Front-page of The Southern Cross of Juy 16, 1930
By 1933, the Great Depression also affected The Southern Cross. In a gesture of concern for the staff, it was agreed in November that year to reduce the cut in salaries from 10% to only 5%.
The declining circulation was the largest in the newspapers 13-year history, even if other publications were suffering much worse contractions. It would prove difficult to recapture readers lost during the hard years of 1930-34, because they had dropped out of the habit of buying The Southern Cross, as chairman GW Peart noted in 1935.
Economic conditions notwithstanding, in 1933 the company started to sell books, with a volume of Mgr Kolbe’s poetry among the best-sellers. Out of that endeavour grew the Catholic Bookshop, which the Catholic Newspaper & Publishing Company owned until it was sold to the Schoenstatt Institute in 1982.
Those were the days when a trip overseas was still a big event. So when Mgr John Colgan, who had succeeded Fr Morris as editor in 1931, attended the 1936 International Congress of Catholic Journalists in Rome, he applied for six months leave. Fr Gavan Duffy SJ stood in for him, though the newspaper’s content was mostly run by the managing editor, Mr MJ Rowntree. Two years later, Fr Louis Stubbs substituted for Fr Colgan; in 1948 Fr Stubbs became editor.
The Southern Cross was not the only Catholic newspaper in South Africa at the time. The Catholic Times was published in Johannesburg. That newspaper was at the centre of some rancour when a disaffected advertising agent started to sell adverts for the Catholic Times by creating an impression that it had replaced The Southern Cross. A stern exchange of letters resolved that problem.
When chairman Mr Peart travelled to Johannesburg in 1937, he was told that leading Catholics there felt that The Southern Cross was hostile to their region, and in particular to the Catholic Times. The upshot was that the company should acquire the Catholic Times to turn it into a national newspaper.

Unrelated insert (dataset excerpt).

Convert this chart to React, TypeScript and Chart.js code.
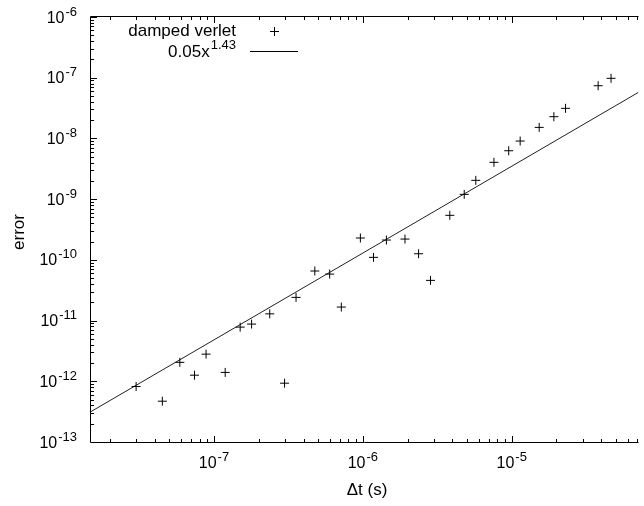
import React, { useEffect, useRef } from "react";
import { Chart, registerables } from "chart.js";

Chart.register(...registerables);

// ---- data ----
const dtValues = [
  3.0e-8, 4.5e-8, 5.9e-8, 7.4e-8, 8.85e-8, 1.19e-7, 1.5e-7, 1.79e-7, 2.37e-7,
  2.98e-7, 3.56e-7, 4.76e-7, 5.99e-7, 7.17e-7, 9.63e-7, 1.18e-6, 1.44e-6,
  1.92e-6, 2.37e-6, 2.85e-6, 3.84e-6, 4.8e-6, 5.74e-6, 7.6e-6, 9.55e-6,
  1.14e-5, 1.53e-5, 1.92e-5, 2.3e-5, 3.81e-5, 4.65e-5,
];
const errorValues = [
  8.2e-13, 4.7e-13, 2.05e-12, 1.26e-12, 2.8e-12, 1.4e-12, 7.8e-12, 8.75e-12,
  1.29e-11, 9.3e-13, 2.41e-11, 6.55e-11, 5.83e-11, 1.67e-11, 2.29e-10,
  1.1e-10, 2.12e-10, 2.2e-10, 1.26e-10, 4.59e-11, 5.41e-10, 1.2e-9, 2.04e-9,
  4.04e-9, 6.27e-9, 9.06e-9, 1.52e-8, 2.28e-8, 3.13e-8, 7.38e-8, 9.77e-8,
];
// fitted line 0.05x^1.43, end points
const fitX = [1.493e-8, 7.11e-5];
const fitY = [3.17e-13, 5.75e-8];

const xMajorExponents = [-7, -6, -5];
const yMajorExponents = [-13, -12, -11, -10, -9, -8, -7, -6];

const X_MIN = 1.493e-8;
const X_MAX = 7.11e-5;
const Y_MIN = 1e-13;
const Y_MAX = 1e-6;

const FONT = '"Liberation Sans", Arial, Helvetica, sans-serif';

function drawPow(
  ctx: CanvasRenderingContext2D,
  base: string,
  exp: string,
  x: number,
  baseY: number,
  align: "right" | "center" | "left",
  mainSize: number,
  supSize: number,
  supRaise: number,
  gap: number
) {
  ctx.font = `${mainSize}px ${FONT}`;
  const wb = ctx.measureText(base).width;
  ctx.font = `${supSize}px ${FONT}`;
  const we = ctx.measureText(exp).width;
  const total = wb + gap + we;
  let start = x;
  if (align === "right") start = x - total;
  else if (align === "center") start = x - total / 2;
  ctx.textAlign = "left";
  ctx.textBaseline = "alphabetic";
  ctx.font = `${mainSize}px ${FONT}`;
  ctx.fillText(base, start, baseY);
  ctx.font = `${supSize}px ${FONT}`;
  ctx.fillText(exp, start + wb + gap, baseY - supRaise);
}

const framePlugin = {
  id: "gnuplotFrame",
  afterDraw(chart: any) {
    const { ctx, chartArea } = chart;
    const xs = chart.scales.x;
    const ys = chart.scales.y;
    const { left, top, right, bottom } = chartArea;
    ctx.save();
    ctx.strokeStyle = "#000";
    ctx.fillStyle = "#000";
    ctx.lineWidth = 1;

    // border: left, top, bottom (right side is cut off in the reference)
    ctx.beginPath();
    ctx.moveTo(right, top - 0.5);
    ctx.lineTo(left - 0.5, top - 0.5);
    ctx.lineTo(left - 0.5, bottom + 0.5);
    ctx.lineTo(right, bottom + 0.5);
    ctx.stroke();

    // x ticks (bottom + mirrored top)
    ctx.beginPath();
    for (let e = -8; e <= -5; e++) {
      for (let m = 1; m <= 9; m++) {
        const v = m * Math.pow(10, e);
        if (v < X_MIN || v > X_MAX) continue;
        const px = Math.round(xs.getPixelForValue(v)) + 0.5;
        const len = m === 1 ? 6 : 3;
        ctx.moveTo(px, bottom);
        ctx.lineTo(px, bottom - len);
        ctx.moveTo(px, top);
        ctx.lineTo(px, top + len);
      }
    }
    // y ticks (left)
    for (let e = -13; e <= -6; e++) {
      for (let m = 1; m <= 9; m++) {
        const v = m * Math.pow(10, e);
        if (v < Y_MIN * 0.999 || v > Y_MAX * 1.001) continue;
        const py = Math.round(ys.getPixelForValue(v)) + 0.5;
        const len = m === 1 ? 6 : 3;
        ctx.moveTo(left, py);
        ctx.lineTo(left + len, py);
      }
    }
    ctx.stroke();

    // x tick labels
    for (const e of xMajorExponents) {
      const px = xs.getPixelForValue(Math.pow(10, e));
      drawPow(ctx, "10", String(e), px, 468, "center", 16, 13, 7, 1);
    }
    // y tick labels
    for (const e of yMajorExponents) {
      const py = ys.getPixelForValue(Math.pow(10, e));
      drawPow(ctx, "10", String(e), 77, py + 5.5, "right", 16, 13, 7, 1);
    }

    // axis titles
    ctx.font = `17px ${FONT}`;
    ctx.textAlign = "center";
    ctx.textBaseline = "alphabetic";
    ctx.fillText("\u0394t (s)", 367, 495);
    ctx.save();
    ctx.translate(24, 232);
    ctx.rotate(-Math.PI / 2);
    ctx.fillText("error", 0, 0);
    ctx.restore();

    // legend
    ctx.font = `17px ${FONT}`;
    ctx.textAlign = "right";
    ctx.textBaseline = "alphabetic";
    ctx.fillText("damped verlet", 236, 36);
    ctx.beginPath();
    ctx.moveTo(270, 31.5);
    ctx.lineTo(279, 31.5);
    ctx.moveTo(274.5, 27);
    ctx.lineTo(274.5, 36);
    ctx.stroke();
    drawPow(ctx, "0.05x", "1.43", 236, 56.5, "right", 17, 13, 7.5, 1);
    ctx.beginPath();
    ctx.moveTo(250, 51.5);
    ctx.lineTo(298, 51.5);
    ctx.stroke();

    ctx.restore();
  },
};

export default function App() {
  const ref = useRef<HTMLCanvasElement | null>(null);
  useEffect(() => {
    document.body.style.margin = "0";
    const canvas = ref.current;
    if (!canvas) return;
    const chart = new Chart(canvas, {
      type: "scatter",
      data: {
        datasets: [
          {
            label: "damped verlet",
            data: dtValues.map((x, i) => ({ x, y: errorValues[i] })),
            pointStyle: "cross",
            pointRadius: 4.5,
            pointHoverRadius: 4.5,
            borderColor: "#000",
            backgroundColor: "#000",
            borderWidth: 1,
            showLine: false,
          },
          {
            label: "0.05x^1.43",
            data: fitX.map((x, i) => ({ x, y: fitY[i] })),
            showLine: true,
            pointRadius: 0,
            borderColor: "#222",
            borderWidth: 1,
            fill: false,
          },
        ],
      },
      options: {
        animation: false,
        responsive: false,
        layout: { padding: { left: 91, top: 17, right: 0, bottom: 64 } },
        scales: {
          x: { type: "logarithmic", min: X_MIN, max: X_MAX, display: false },
          y: { type: "logarithmic", min: Y_MIN, max: Y_MAX, display: false },
        },
        plugins: {
          legend: { display: false },
          tooltip: { enabled: false },
        },
      },
      plugins: [framePlugin],
    });
    return () => chart.destroy();
  }, []);
  return (
    <div style={{ position: "absolute", left: 0, top: 0, width: 644, height: 506, background: "#fff" }}>
      <canvas ref={ref} width={644} height={506} style={{ display: "block" }} />
    </div>
  );
}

The chairman of the Johannesburg paper, Mr AW Clare, visited Cape Town to discuss the matter, but the company never heard from him on the subject again. So the idea died, as eventually would the Catholic Times, but not before the scheme was revisited in 1958, when Archbishop Owen McCann of Cape Town asked The Southern Cross to take over its publication. This time, the board rejected the idea because of financial implications.